The paradox of encoding new scripts in Unicode

Posted on Wed 09 October 2013 in unicode

Over the past several years I have developed Unicode standards for numerous historical and minor scripts of South Asia. Some of my formally proposed encodings have been approved and are making their way through various stages of balloting as part of the process established by the International Organization for Standardization (ISO) —- Unicode is also known as ISO/IEC 10646 —- while others have been formally published in the standard.

The inclusion of a script in Unicode is a major milestone. Native user and scholarly communities await the arrival of these new encodings from the day that I contact them —- if not for years in the making —- and discuss my plans for developing an encoding for a particular script. It takes nearly two years for an encoding to be published in Unicode after being approved by both the Unicode Technical Committee and ISO’s WG2 group. But, once a script is in Unicode the general perception of what “inclusion in the standard” means is far removed from the reality that is suggested by such an “inclusion”.

The disjunction between expectation and reality is truly a paradox: The encoding of a script in Unicode does not automatically imply that it will be supported out of the box. As is the case with other historical and minor scripts encoded in Unicode, it is unlikely that major software houses will rush to provide support for these scripts right away, or if they do so at all!

If these companies do not implement support for these scripts, users will be unable to produce documents in their writing systems using common applications such as Microsoft Word and Adobe InDesign. Users will be unable to view websites containing text in these scripts using Internet Explorer, Firefox, and other browsers. Moreover, typographers wishing to design new, modern typefaces for these scripts will be hampered because their creations will be unusable in ubiquitous platforms such as Windows. The reason for this is that OpenType, the common font standard, is dependent upon Microsoft’s Uniscribe rendering engine and a font will not work in Windows until Uniscribe can handle the underlying script. Certainly, those who use Linux systems can rely on HarfBuzz, an open source OpenType rendering engine; but, ultimately, from a practical perspective, Uniscribe support is important because Windows is the most-commonly used operating system worldwide.

What good is a Unicode standard for a script if there is no way for the general public to actually make use of it? What good is a Unicode standard for a script if implementation of it is dependent upon the economic cost-benefit decisions of major software companies? Although historical and minority scripts and related linguistic ecologies may not be profit generators, they are certainly valuable from humanist perspectives.

So, what is the reality if Microsoft, Apple, Google, and others don’t support historical and minor scripts in their operating systems when a new version of the Unicode standard is published… or ever? For now, thankfully, there we can provide font solutions using the Graphite rendering engine developed by SIL. However, Graphite fonts are not supported in Windows and, therefore, will not work in Microsoft Office, Internet Explorer, and other commonly-used applications. Applications like LibreOffice and XeTeX support Graphite, but the user base for these is limited. In the end, at least Graphite exists and those of us who work with lesser-used writing systems owe gratitude to SIL for having the foresight and imagination to provide a means for rendering writing systems independent of the whims of software house.

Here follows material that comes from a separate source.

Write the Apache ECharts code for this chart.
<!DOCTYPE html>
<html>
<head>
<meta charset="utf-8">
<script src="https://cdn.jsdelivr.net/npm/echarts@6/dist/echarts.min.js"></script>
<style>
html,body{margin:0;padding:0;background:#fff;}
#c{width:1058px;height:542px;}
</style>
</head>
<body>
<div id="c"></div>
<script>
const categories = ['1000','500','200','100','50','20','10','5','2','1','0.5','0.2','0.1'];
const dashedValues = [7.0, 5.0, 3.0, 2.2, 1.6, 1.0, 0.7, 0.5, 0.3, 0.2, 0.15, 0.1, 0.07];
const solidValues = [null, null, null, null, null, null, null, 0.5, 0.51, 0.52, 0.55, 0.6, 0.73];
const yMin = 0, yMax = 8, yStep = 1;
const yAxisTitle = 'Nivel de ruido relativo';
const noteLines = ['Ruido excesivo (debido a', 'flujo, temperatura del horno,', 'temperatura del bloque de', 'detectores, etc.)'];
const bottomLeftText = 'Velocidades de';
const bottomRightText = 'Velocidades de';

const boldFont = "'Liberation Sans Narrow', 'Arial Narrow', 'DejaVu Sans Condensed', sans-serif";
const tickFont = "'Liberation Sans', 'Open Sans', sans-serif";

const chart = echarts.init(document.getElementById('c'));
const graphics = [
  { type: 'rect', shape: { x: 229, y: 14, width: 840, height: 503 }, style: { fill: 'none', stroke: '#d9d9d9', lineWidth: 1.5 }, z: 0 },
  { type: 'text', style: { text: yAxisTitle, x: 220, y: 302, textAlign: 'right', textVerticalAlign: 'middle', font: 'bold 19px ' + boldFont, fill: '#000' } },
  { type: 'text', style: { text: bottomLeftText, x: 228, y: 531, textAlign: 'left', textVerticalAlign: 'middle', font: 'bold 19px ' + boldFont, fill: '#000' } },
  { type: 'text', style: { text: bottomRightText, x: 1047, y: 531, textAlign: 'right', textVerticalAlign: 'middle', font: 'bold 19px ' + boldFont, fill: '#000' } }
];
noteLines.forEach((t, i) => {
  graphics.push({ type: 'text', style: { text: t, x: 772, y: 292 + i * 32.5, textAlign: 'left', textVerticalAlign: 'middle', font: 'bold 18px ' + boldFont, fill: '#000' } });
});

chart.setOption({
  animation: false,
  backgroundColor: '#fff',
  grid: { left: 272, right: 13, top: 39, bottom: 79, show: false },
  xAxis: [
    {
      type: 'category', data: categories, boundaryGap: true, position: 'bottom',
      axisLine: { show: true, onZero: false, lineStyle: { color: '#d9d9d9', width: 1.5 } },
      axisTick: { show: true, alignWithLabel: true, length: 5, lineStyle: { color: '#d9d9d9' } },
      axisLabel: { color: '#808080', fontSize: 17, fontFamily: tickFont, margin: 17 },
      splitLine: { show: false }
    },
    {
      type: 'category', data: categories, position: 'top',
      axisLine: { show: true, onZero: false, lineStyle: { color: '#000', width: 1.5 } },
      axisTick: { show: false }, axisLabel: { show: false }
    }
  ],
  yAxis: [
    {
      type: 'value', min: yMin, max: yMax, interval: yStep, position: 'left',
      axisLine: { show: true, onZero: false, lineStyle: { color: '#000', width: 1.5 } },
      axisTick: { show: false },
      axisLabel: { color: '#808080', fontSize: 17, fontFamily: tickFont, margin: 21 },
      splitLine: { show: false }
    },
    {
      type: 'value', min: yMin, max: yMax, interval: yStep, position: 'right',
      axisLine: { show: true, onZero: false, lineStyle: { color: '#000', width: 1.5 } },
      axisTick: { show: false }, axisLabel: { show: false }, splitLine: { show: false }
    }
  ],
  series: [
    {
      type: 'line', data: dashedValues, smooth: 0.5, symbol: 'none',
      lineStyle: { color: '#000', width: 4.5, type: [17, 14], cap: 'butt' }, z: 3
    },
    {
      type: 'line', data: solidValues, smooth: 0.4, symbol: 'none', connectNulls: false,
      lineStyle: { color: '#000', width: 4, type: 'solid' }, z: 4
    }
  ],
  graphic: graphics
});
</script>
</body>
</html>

I maintain the hope that Microsoft will continue to expand Uniscribe in order to support all scripts in the Unicode standard. But until the time comes when there is mandatory synchronization between releases of the standard and implementation, we must turn to other, albeit limited, solutions. As part of this solution, I will build Graphite fonts for all the scripts I have brought into Unicode in order to provide a basic level of support for these scripts in the Windows environment, even if the range of usage is limited. I am not a professional typopgrapher nor do I pretend to be, but such efforts are just an extension of the work I’ve started.

But, I am an individual with limited resources and numerous constraints. I encourage Microsoft, Apple, Google and others to meet me half way. After all, what good is a standard if no one cares to support it?